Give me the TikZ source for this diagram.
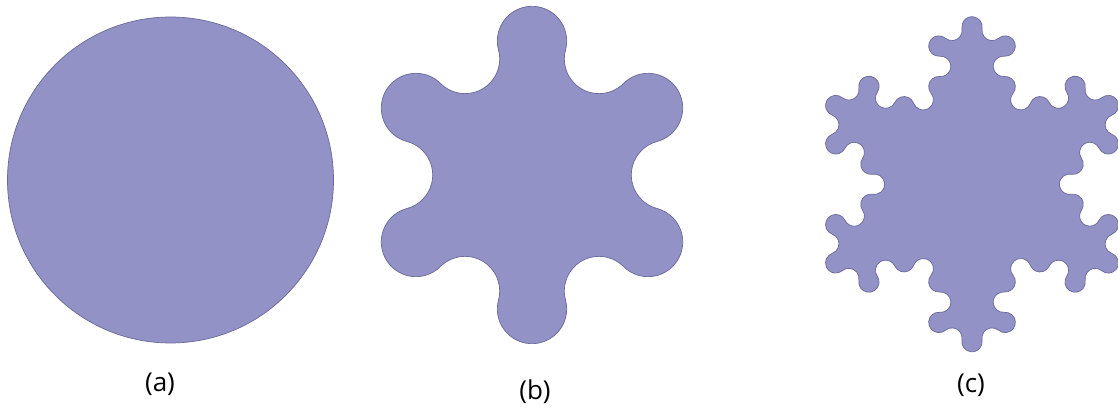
\documentclass[tikz,border=0pt]{standalone}
\usepackage{fontspec}
\setmainfont{Open Sans}
\definecolor{lav}{RGB}{146,146,198}
\definecolor{lavedge}{RGB}{105,105,155}
\begin{document}
\begin{tikzpicture}[x=1pt,y=1pt,
  blob/.style={fill=lav, draw=lavedge, line width=0.7pt, line join=round},
  lbl/.style={font=\fontsize{26}{30}\selectfont, inner sep=0pt, text=black}]
\useasboundingbox[fill=white] (0,0) rectangle (1118,417);
% (a) circle
\path[blob] (170.5,237) circle[radius=163];
% (b) six-lobed flower
\path[blob] (565.50,367.02)
  \foreach \s/\e in {-15/195, 15/-135, 45/255, 75/-75, 105/315, 135/-15,
                     165/375, 195/45, 225/435, 255/105, 285/495, 315/165}
  { arc[start angle=\s, end angle=\e, radius=34.68] } -- cycle;
% (c) smoothed Koch snowflake
\path[blob] (982.04,388.33)
  \foreach \k in {0,...,5} {
    \foreach \s/\e in {-10/190, 10/-130, 50/275, 95/-95, 85/220,
                       40/-160, 20/155, -25/-215, -35/190, 10/-130}
    { arc[start angle={\s+60*\k}, end angle={\e+60*\k}, radius=10.19] }
  } -- cycle;
\node[lbl] (la) at (160,33) {(a)};
\node[lbl] (lb) at (535,25) {(b)};
\node[lbl] (lc) at (971,32) {(c)};
\end{tikzpicture}
\end{document}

------------------------

_The task_: Ignore the images and quote every line of the listing exactly.

_Completed exercise_:
Give me the TikZ source for this diagram.
\documentclass[tikz,border=0pt]{standalone}
\usepackage{fontspec}
\setmainfont{Open Sans}
\definecolor{lav}{RGB}{146,146,198}
\definecolor{lavedge}{RGB}{105,105,155}
\begin{document}
\begin{tikzpicture}[x=1pt,y=1pt,
  blob/.style={fill=lav, draw=lavedge, line width=0.7pt, line join=round},
  lbl/.style={font=\fontsize{26}{30}\selectfont, inner sep=0pt, text=black}]
\useasboundingbox[fill=white] (0,0) rectangle (1118,417);
% (a) circle
\path[blob] (170.5,237) circle[radius=163];
% (b) six-lobed flower
\path[blob] (565.50,367.02)
  \foreach \s/\e in {-15/195, 15/-135, 45/255, 75/-75, 105/315, 135/-15,
                     165/375, 195/45, 225/435, 255/105, 285/495, 315/165}
  { arc[start angle=\s, end angle=\e, radius=34.68] } -- cycle;
% (c) smoothed Koch snowflake
\path[blob] (982.04,388.33)
  \foreach \k in {0,...,5} {
    \foreach \s/\e in {-10/190, 10/-130, 50/275, 95/-95, 85/220,
                       40/-160, 20/155, -25/-215, -35/190, 10/-130}
    { arc[start angle={\s+60*\k}, end angle={\e+60*\k}, radius=10.19] }
  } -- cycle;
\node[lbl] (la) at (160,33) {(a)};
\node[lbl] (lb) at (535,25) {(b)};
\node[lbl] (lc) at (971,32) {(c)};
\end{tikzpicture}
\end{document}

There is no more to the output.